I ask you, what could be finer than cycling along a UNESCO World Heritage site (the Rideau Canal), through the campus of my old alma mater and along the gurgling Rideau River to Hog’s Back Park on a warm Indian Summer evening to hear the wonderful Lindsay Buckingham play the guitar?
Of course such a fine outing would be even finer if I had a wonderful lady that loved me along for the night and a crew of good friends scattered amongst the Folk Festival crowd when I got there and whattya know, on September 7th, 2012 I did and I did.

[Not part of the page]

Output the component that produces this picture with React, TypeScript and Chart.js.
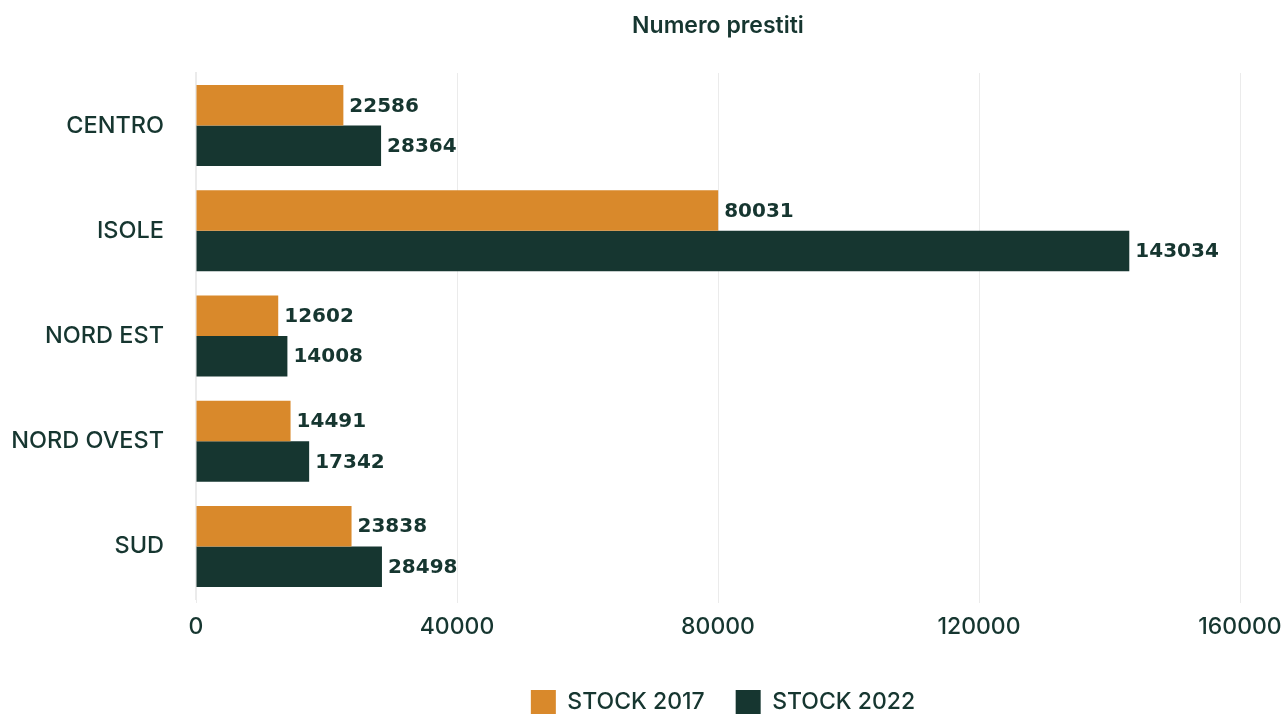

And of course I did have a great time!
This was maybe the first or second year that the Bluesfest folks had been involved in what had previously been a significantly more grassroots and down-homey festival with less budget and less big names*, and while I really liked the old folkfest it’s proximity (or lack thereof) combined with the lack of heavy hitters (such as Lindsay Buckingham, for instance) kept me away more often than it drew me in, and I think most of my friends could easily say the same. So it was with extra glee that I ate up the pleasant surroundings, drank down several $6 beers and took in such a fine, respectable musical force as Lindsay Buckingham in great company.
Just in case: Lindsay Buckingham is a boy, and he was the guy who transformed Fleetwood Mac from an esotericly well-known British blues band into bona fide FM radio superstars and future legends. Along with Stevie Nicks of course, who joined the band at the same time. Oh, and just in case: Stevie Nicks is a girl.

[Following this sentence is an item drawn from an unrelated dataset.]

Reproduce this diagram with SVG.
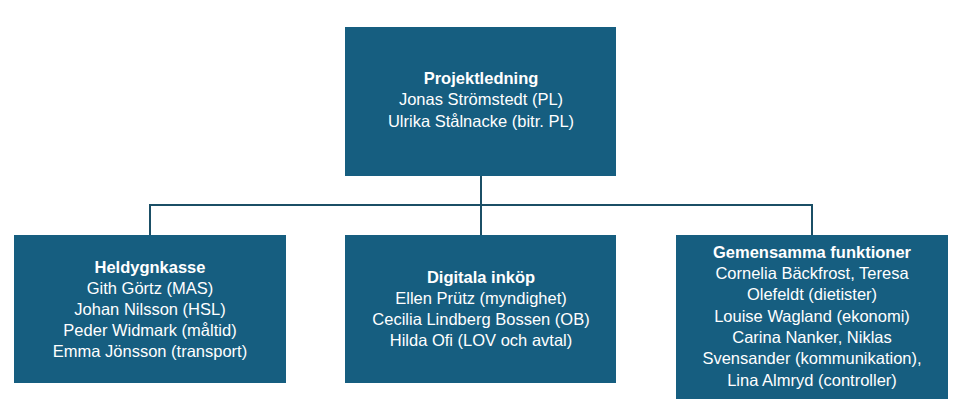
<svg xmlns="http://www.w3.org/2000/svg" width="961" height="406" viewBox="0 0 961 406">
<style>
.box{fill:#165e80}
text{font-family:"Liberation Sans",Arial,sans-serif;font-size:16.5px;fill:#fff;text-anchor:middle}
.b{font-weight:bold}
.c{stroke:#1b4f66;stroke-width:2;fill:none}
</style>
<rect width="961" height="406" fill="#fff"/>
<g id="connectors">
<path class="c" d="M481 176V205M150 235V205H812V235M481 205V235"/>
</g>
<g id="projektledning">
<rect class="box" x="345" y="27" width="271" height="149"/>
<text x="481" y="84" class="b">Projektledning</text>
<text x="481" y="105">Jonas Strömstedt (PL)</text>
<text x="481" y="127">Ulrika Stålnacke (bitr. PL)</text>
</g>
<g id="heldygnkasse">
<rect class="box" x="14" y="235" width="272" height="148"/>
<text x="150" y="273" class="b">Heldygnkasse</text>
<text x="150" y="294">Gith Görtz (MAS)</text>
<text x="150" y="315">Johan Nilsson (HSL)</text>
<text x="150" y="336">Peder Widmark (måltid)</text>
<text x="150" y="357">Emma Jönsson (transport)</text>
</g>
<g id="digitala">
<rect class="box" x="345" y="235" width="271" height="148"/>
<text x="481" y="283" class="b">Digitala inköp</text>
<text x="481" y="304">Ellen Prütz (myndighet)</text>
<text x="481" y="325">Cecilia Lindberg Bossen (OB)</text>
<text x="481" y="346">Hilda Ofi (LOV och avtal)</text>
</g>
<g id="gemensamma">
<rect class="box" x="676" y="235" width="272" height="164"/>
<text x="812" y="258" class="b">Gemensamma funktioner</text>
<text x="812" y="279">Cornelia Bäckfrost, Teresa</text>
<text x="812" y="300">Olefeldt (dietister)</text>
<text x="812" y="322">Louise Wagland (ekonomi)</text>
<text x="812" y="343">Carina Nanker, Niklas</text>
<text x="812" y="364">Svensander (kommunikation),</text>
<text x="812" y="386">Lina Almryd (controller)</text>
</g>
</svg>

And I tell you (because you may not know this already), in addition to being one of the greatest pop-rock songwriters California ever produced Lindsay Buckingham is also one heck of a guitar player. Not only did he write the bulk of Fleetwood Mac songs that most people can name off the top of their head**, he comes up with wonderfully innate rock solid chops that are so blatantly musical and subtly brilliant that he’s almost Paul Simon-esque.

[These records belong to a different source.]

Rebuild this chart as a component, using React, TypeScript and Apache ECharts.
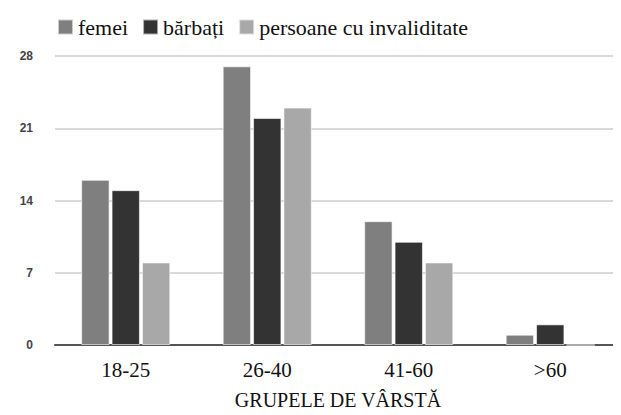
import React, { useEffect, useRef } from "react";
import * as echarts from "echarts";

const ageGroups = ["18-25", "26-40", "41-60", ">60"];
const seriesNames = ["femei", "bărbați", "persoane cu invaliditate"];
const femei = [16, 27, 12, 1];
const barbati = [15, 22, 10, 2];
const invaliditate = [8, 23, 8, 0];
const yTicks = [0, 7, 14, 21, 28];

const seriesColors = ["#7f7f7f", "#333333", "#a8a8a8"];
const serif = "'Liberation Serif', 'DejaVu Serif', 'Noto Serif', serif";
const sans = "'Liberation Sans', Arial, sans-serif";

export default function App() {
  const ref = useRef<HTMLDivElement>(null);

  useEffect(() => {
    if (!ref.current) return;
    const chart = echarts.init(ref.current, null, { renderer: "svg" });
    const barStyle = (color: string) => ({
      color,
      borderColor: "rgba(255,255,255,0.6)",
      borderWidth: 1,
    });
    chart.setOption({
      animation: false,
      backgroundColor: "#ffffff",
      textStyle: { fontFamily: serif },
      legend: {
        top: 11,
        left: 52,
        itemWidth: 15,
        itemHeight: 15,
        itemGap: 14,
        icon: "rect",
        textStyle: { fontFamily: serif, fontSize: 22, color: "#111" },
        data: seriesNames,
      },
      grid: { left: 55, right: 0, top: 56, bottom: 70, outerBoundsMode: "none" },
      xAxis: {
        type: "category",
        data: ageGroups,
        name: "GRUPELE DE VÂRSTĂ",
        nameLocation: "middle",
        nameGap: 45,
        nameTextStyle: { fontFamily: serif, fontSize: 20, color: "#111" },
        axisLine: { lineStyle: { color: "#555", width: 2 } },
        axisTick: { show: false },
        axisLabel: { fontFamily: serif, fontSize: 21, color: "#111", margin: 14 },
      },
      yAxis: {
        type: "value",
        min: yTicks[0],
        max: yTicks[yTicks.length - 1],
        interval: 7,
        axisLine: { show: false },
        axisTick: { show: false },
        axisLabel: {
          fontFamily: sans,
          fontSize: 12,
          color: "#444",
          fontWeight: "bold",
          margin: 22,
        },
        splitLine: { lineStyle: { color: "#d9d9d9", width: 2 } },
      },
      series: [
        {
          name: seriesNames[0],
          type: "bar",
          data: femei,
          barGap: "7%",
          barCategoryGap: "37%",
          itemStyle: barStyle(seriesColors[0]),
        },
        {
          name: seriesNames[1],
          type: "bar",
          data: barbati,
          itemStyle: barStyle(seriesColors[1]),
        },
        {
          name: seriesNames[2],
          type: "bar",
          data: invaliditate,
          itemStyle: barStyle(seriesColors[2]),
        },
      ],
    });
    return () => chart.dispose();
  }, []);

  return <div ref={ref} style={{ width: 621, height: 415, margin: -8 }} />;
}
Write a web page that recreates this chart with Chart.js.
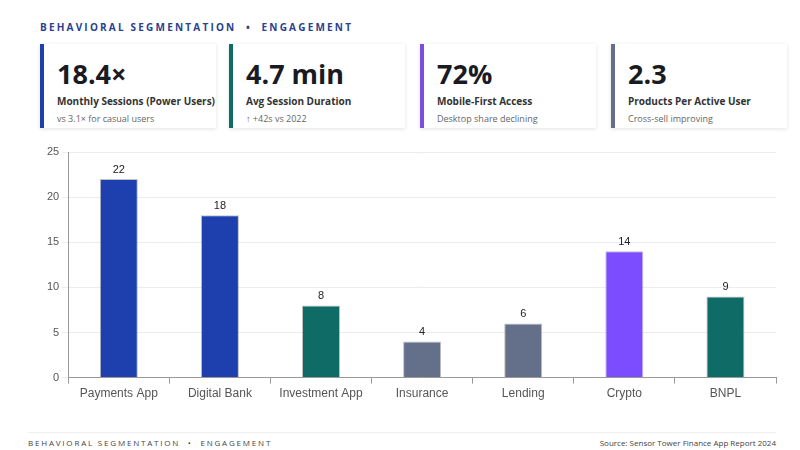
<!DOCTYPE html>
<html><head><meta charset="utf-8">
<script src="https://cdn.jsdelivr.net/npm/chart.js@4"></script>
<style>
body{margin:0;width:800px;height:450px;background:#fff;font-family:"Open Sans",sans-serif;position:relative;overflow:hidden}
.hdr{position:absolute;left:40px;top:20px;font-size:10px;font-weight:700;letter-spacing:2.2px;color:#2b3f8f}
.card{position:absolute;top:44px;height:84px;width:172px;background:#fff;box-shadow:0 1px 4px rgba(0,0,0,.12);border-left:4px solid}
.card .v{position:absolute;left:13px;top:11px;font-size:27px;font-weight:700;color:#1a1a22}
.card .l{position:absolute;left:13px;top:50px;font-size:10px;font-weight:700;color:#333}
.card .s{position:absolute;left:13px;top:68px;font-size:9px;color:#666}
#wrap{position:absolute;left:28px;top:140px;width:756px;height:264px}
.foot{position:absolute;left:28px;right:24px;top:432px;border-top:1px solid #eee;padding-top:4px;font-size:8px;color:#444}
.foot .a{letter-spacing:1.8px}
.foot .b{position:absolute;right:0;top:4px}
</style></head><body>
<div class="hdr">BEHAVIORAL SEGMENTATION &nbsp;•&nbsp; ENGAGEMENT</div>
<div id="cards"></div>
<div id="wrap"><canvas id="c"></canvas></div>
<div class="foot"><span class="a">BEHAVIORAL SEGMENTATION &nbsp;•&nbsp; ENGAGEMENT</span><span class="b">Source: Sensor Tower Finance App Report 2024</span></div>
<script>
// KPI cards
const kpiValues = ['18.4×', '4.7 min', '72%', '2.3'];
const kpiLabels = ['Monthly Sessions (Power Users)', 'Avg Session Duration', 'Mobile-First Access', 'Products Per Active User'];
const kpiSubs = ['vs 3.1× for casual users', '↑ +42s vs 2022', 'Desktop share declining', 'Cross-sell improving'];
const kpiColors = ['#1e40af', '#0f6b66', '#7c4ddf', '#666e88'];
const kpiLeft = [40, 229, 420, 611];

// chart data
const categories = ['Payments App', 'Digital Bank', 'Investment App', 'Insurance', 'Lending', 'Crypto', 'BNPL'];
const values = [22, 18, 8, 4, 6, 14, 9];
const barColors = ['#1e40af', '#1e40af', '#0f6b66', '#64708a', '#64708a', '#7c4dff', '#0f6b66'];
const yTicks = [0, 5, 10, 15, 20, 25];

const cards = document.getElementById('cards');
kpiValues.forEach((v, i) => {
    const d = document.createElement('div');
    d.className = 'card';
    d.style.left = kpiLeft[i] + 'px';
    d.style.borderLeftColor = kpiColors[i];
    d.innerHTML = `<div class="v">${v}</div><div class="l">${kpiLabels[i]}</div><div class="s">${kpiSubs[i]}</div>`;
    cards.appendChild(d);
});

//labels on top of bars
const valueLabels = {
    id: 'valueLabels',
    afterDatasetsDraw(chart) {
        const ctx = chart.ctx;
        const meta = chart.getDatasetMeta(0);
        ctx.save();
        ctx.font = '11px "Liberation Sans", Arial';
        ctx.fillStyle = '#222';
        ctx.textAlign = 'center';
        ctx.textBaseline = 'bottom';
        meta.data.forEach((bar, i) => ctx.fillText(values[i], bar.x, bar.y - 4));
        ctx.restore();
    }
};

new Chart(document.getElementById('c'), {
    type: 'bar',
    data: {
        labels: categories,
        datasets: [{
            data: values,
            backgroundColor: barColors,
            borderColor: 'rgba(0,0,0,0.25)',
            borderWidth: 1,
            categoryPercentage: 0.8,
            barPercentage: 0.47
        }]
    },
    options: {
        responsive: true,
        maintainAspectRatio: false,
        animation: false,
        layout: { padding: { top: 12, right: 8, left: 16 } },
        plugins: { legend: { display: false }, tooltip: { enabled: false } },
        scales: {
            x: {
                grid: { display: true, drawOnChartArea: false, color: '#999', tickLength: 6 },
                border: { color: '#999' },
                ticks: { color: '#555', font: { family: '"Liberation Sans", Arial', size: 12 } }
            },
            y: {
                min: 0, max: 25,
                afterBuildTicks: axis => { axis.ticks = yTicks.map(v => ({ value: v })); },
                grid: { color: '#ececec', tickLength: 6 },
                border: { color: '#999' },
                ticks: { color: '#555', font: { family: '"Liberation Sans", Arial', size: 11 } }
            }
        }
    },
    plugins: [valueLabels]
});
</script>
</body></html>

Take for example Never Going Back Again – which Buckingham wrote for Fleetwood Mac’s unspeakably brilliant Rumours album – specifically the third bar of his four-bar repeated phrase where three of his fingers effortlessly scroll through a 3/8 feel on top of his solid 4/4 thumbed bass line. Just like the guitar part to Peter Gabriel’s Solsbury Hill it’s one of those curiously simple-sounding yet intricate little off-timed folky guitar riffs that is darn tricky to play once let alone repeating perfectly for the whole damn song.
Anyway, dude’s a really great guitar player whether it sounds like it or not and he put on a heck of a show in the park that night.
And that was it for the Folk Fest for me for 2012. I had played the sidestage the night before and saw Ben Harper do a great headlining slot but looking at the ticket stub I’m guessing I had been given a free full-festival pass. I’m not sure why I skipped out on the next two nights…I guess I just wasn’t very interested in the lineup. I know I was already double-booked for the closing night as I had tickets to see Madonna that evening. In retrospect I should have gone to Folk Fest after all.
*Don’t get me wrong!!!!! The old original Ottawa Folk Festival brought in lots and lots of truly great acts and some big names too, but let’s face it, they never could have afforded acts like Robert Plant, David Byrne, or Van Morrison. Still, please understand that I mean no disrespect to the olde school Folk Festival whatsoever. So lay off.
**Let me help: Second Hand News, Go Your Own Way, The Chain, and Tusk.